--- DATASET RECORDS ---
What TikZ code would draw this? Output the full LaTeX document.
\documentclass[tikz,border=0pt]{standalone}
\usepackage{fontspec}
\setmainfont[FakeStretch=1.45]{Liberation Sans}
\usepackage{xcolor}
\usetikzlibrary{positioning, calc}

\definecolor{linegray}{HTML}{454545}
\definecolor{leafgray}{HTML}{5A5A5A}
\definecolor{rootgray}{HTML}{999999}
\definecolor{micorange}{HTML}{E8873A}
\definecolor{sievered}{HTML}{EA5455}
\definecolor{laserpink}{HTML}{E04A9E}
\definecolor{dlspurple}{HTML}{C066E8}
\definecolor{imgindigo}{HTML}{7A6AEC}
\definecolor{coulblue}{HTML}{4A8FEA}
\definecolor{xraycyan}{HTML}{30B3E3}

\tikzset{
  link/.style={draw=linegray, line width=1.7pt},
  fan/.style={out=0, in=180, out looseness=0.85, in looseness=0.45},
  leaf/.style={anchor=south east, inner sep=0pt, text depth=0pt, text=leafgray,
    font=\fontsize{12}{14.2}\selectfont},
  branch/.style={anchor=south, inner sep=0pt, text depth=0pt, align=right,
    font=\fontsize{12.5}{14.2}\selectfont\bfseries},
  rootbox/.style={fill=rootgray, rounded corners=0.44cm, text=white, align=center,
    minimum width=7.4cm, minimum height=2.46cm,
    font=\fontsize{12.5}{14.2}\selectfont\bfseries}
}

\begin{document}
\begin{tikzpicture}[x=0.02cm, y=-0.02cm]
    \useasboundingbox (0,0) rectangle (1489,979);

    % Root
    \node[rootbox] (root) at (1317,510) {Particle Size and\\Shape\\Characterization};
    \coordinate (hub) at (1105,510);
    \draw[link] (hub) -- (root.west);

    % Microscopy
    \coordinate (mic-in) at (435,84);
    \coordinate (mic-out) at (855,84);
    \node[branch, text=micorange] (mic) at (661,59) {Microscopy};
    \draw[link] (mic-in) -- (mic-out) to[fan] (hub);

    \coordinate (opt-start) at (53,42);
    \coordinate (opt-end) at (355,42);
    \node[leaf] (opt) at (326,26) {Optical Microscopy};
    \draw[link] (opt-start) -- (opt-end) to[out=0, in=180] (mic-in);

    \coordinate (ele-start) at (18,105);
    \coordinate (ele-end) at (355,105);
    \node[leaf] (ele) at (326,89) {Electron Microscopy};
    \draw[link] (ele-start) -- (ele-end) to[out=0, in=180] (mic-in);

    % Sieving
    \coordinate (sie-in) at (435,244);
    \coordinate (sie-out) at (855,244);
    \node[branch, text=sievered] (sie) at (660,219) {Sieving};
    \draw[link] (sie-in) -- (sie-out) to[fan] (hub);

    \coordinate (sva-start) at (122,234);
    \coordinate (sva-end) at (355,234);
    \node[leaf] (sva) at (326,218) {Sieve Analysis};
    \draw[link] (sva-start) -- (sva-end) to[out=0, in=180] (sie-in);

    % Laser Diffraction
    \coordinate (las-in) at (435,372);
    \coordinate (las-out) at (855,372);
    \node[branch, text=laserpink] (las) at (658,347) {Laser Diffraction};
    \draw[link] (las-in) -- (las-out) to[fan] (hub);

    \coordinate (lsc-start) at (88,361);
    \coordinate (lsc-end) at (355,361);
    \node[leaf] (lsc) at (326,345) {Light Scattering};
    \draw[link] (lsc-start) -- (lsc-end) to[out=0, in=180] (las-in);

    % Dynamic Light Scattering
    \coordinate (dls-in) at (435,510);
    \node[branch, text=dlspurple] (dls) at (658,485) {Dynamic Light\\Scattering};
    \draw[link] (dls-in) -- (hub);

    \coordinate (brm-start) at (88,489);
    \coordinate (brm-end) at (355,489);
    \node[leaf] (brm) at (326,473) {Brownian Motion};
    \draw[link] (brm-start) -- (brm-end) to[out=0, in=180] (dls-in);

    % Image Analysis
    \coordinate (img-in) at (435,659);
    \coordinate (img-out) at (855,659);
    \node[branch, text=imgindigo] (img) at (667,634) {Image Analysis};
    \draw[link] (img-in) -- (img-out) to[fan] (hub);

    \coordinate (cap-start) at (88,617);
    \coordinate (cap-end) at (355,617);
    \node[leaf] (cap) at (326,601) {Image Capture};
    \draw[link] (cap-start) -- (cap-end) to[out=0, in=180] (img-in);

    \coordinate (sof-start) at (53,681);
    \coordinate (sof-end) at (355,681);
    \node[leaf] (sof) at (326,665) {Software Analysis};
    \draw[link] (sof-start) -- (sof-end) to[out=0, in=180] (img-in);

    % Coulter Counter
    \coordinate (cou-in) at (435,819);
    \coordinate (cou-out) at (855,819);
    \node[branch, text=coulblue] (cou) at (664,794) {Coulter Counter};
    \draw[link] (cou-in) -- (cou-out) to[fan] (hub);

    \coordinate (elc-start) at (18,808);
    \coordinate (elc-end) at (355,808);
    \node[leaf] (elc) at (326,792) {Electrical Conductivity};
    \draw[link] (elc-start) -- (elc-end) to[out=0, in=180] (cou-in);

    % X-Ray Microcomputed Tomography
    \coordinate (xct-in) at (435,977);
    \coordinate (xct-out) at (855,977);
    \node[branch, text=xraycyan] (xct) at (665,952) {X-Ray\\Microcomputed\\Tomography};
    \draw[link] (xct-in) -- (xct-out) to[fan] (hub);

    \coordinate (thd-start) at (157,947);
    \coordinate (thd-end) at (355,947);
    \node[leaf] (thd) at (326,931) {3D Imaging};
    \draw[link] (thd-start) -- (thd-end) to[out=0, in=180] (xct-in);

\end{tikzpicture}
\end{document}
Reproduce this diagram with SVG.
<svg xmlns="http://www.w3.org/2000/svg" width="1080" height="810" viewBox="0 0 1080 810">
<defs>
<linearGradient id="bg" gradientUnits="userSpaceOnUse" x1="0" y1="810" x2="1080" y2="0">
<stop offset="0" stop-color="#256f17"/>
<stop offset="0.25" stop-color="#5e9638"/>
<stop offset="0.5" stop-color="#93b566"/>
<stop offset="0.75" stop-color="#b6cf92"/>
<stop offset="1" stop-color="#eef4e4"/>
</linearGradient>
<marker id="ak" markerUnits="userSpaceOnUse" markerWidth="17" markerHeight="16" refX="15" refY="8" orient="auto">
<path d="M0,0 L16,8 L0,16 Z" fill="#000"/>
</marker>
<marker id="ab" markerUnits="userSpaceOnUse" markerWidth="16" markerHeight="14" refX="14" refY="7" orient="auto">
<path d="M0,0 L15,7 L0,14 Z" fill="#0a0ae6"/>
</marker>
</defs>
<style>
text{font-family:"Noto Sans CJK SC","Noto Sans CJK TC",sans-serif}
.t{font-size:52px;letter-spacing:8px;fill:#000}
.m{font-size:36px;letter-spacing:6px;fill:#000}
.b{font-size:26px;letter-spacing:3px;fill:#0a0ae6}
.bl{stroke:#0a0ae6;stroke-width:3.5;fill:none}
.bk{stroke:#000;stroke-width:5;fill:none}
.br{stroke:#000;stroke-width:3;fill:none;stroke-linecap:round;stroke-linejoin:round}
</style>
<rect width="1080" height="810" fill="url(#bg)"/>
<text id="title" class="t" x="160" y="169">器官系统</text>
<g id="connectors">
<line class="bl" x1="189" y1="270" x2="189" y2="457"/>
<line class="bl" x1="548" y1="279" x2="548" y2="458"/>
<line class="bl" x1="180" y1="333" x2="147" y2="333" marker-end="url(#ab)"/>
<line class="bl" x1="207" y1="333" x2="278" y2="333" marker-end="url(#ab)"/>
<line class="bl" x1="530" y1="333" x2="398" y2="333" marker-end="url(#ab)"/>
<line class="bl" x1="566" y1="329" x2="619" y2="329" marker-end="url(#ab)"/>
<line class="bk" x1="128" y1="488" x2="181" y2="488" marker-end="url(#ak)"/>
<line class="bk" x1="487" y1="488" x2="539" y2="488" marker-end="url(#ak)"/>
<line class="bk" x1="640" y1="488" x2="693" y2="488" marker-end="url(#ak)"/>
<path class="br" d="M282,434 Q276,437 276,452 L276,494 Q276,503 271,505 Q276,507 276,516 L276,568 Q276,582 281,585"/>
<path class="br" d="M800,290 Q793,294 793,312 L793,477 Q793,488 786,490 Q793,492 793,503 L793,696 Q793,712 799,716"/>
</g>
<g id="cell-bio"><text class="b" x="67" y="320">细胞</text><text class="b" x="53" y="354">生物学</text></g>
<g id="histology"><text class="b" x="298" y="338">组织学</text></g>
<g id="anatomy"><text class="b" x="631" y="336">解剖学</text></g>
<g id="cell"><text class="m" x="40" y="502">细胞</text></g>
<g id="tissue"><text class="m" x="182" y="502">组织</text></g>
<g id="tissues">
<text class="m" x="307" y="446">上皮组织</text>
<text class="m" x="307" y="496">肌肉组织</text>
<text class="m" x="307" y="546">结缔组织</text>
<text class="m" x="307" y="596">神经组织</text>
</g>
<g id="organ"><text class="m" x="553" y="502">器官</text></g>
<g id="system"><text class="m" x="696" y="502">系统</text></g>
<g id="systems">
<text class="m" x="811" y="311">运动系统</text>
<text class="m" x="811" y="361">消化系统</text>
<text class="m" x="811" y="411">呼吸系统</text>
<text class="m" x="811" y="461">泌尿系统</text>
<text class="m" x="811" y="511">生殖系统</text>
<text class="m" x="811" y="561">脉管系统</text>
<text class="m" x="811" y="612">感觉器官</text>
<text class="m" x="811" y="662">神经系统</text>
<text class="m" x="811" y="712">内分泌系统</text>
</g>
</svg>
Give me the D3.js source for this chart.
---
**GIVEN TASK**
Take the lines from the start of the records through the line holding "(0,0) rectangle (1489,979);", both included, and please print them exactly, with nothing else.

**THE ANSWER**
What TikZ code would draw this? Output the full LaTeX document.
\documentclass[tikz,border=0pt]{standalone}
\usepackage{fontspec}
\setmainfont[FakeStretch=1.45]{Liberation Sans}
\usepackage{xcolor}
\usetikzlibrary{positioning, calc}

\definecolor{linegray}{HTML}{454545}
\definecolor{leafgray}{HTML}{5A5A5A}
\definecolor{rootgray}{HTML}{999999}
\definecolor{micorange}{HTML}{E8873A}
\definecolor{sievered}{HTML}{EA5455}
\definecolor{laserpink}{HTML}{E04A9E}
\definecolor{dlspurple}{HTML}{C066E8}
\definecolor{imgindigo}{HTML}{7A6AEC}
\definecolor{coulblue}{HTML}{4A8FEA}
\definecolor{xraycyan}{HTML}{30B3E3}

\tikzset{
  link/.style={draw=linegray, line width=1.7pt},
  fan/.style={out=0, in=180, out looseness=0.85, in looseness=0.45},
  leaf/.style={anchor=south east, inner sep=0pt, text depth=0pt, text=leafgray,
    font=\fontsize{12}{14.2}\selectfont},
  branch/.style={anchor=south, inner sep=0pt, text depth=0pt, align=right,
    font=\fontsize{12.5}{14.2}\selectfont\bfseries},
  rootbox/.style={fill=rootgray, rounded corners=0.44cm, text=white, align=center,
    minimum width=7.4cm, minimum height=2.46cm,
    font=\fontsize{12.5}{14.2}\selectfont\bfseries}
}

\begin{document}
\begin{tikzpicture}[x=0.02cm, y=-0.02cm]
    \useasboundingbox (0,0) rectangle (1489,979);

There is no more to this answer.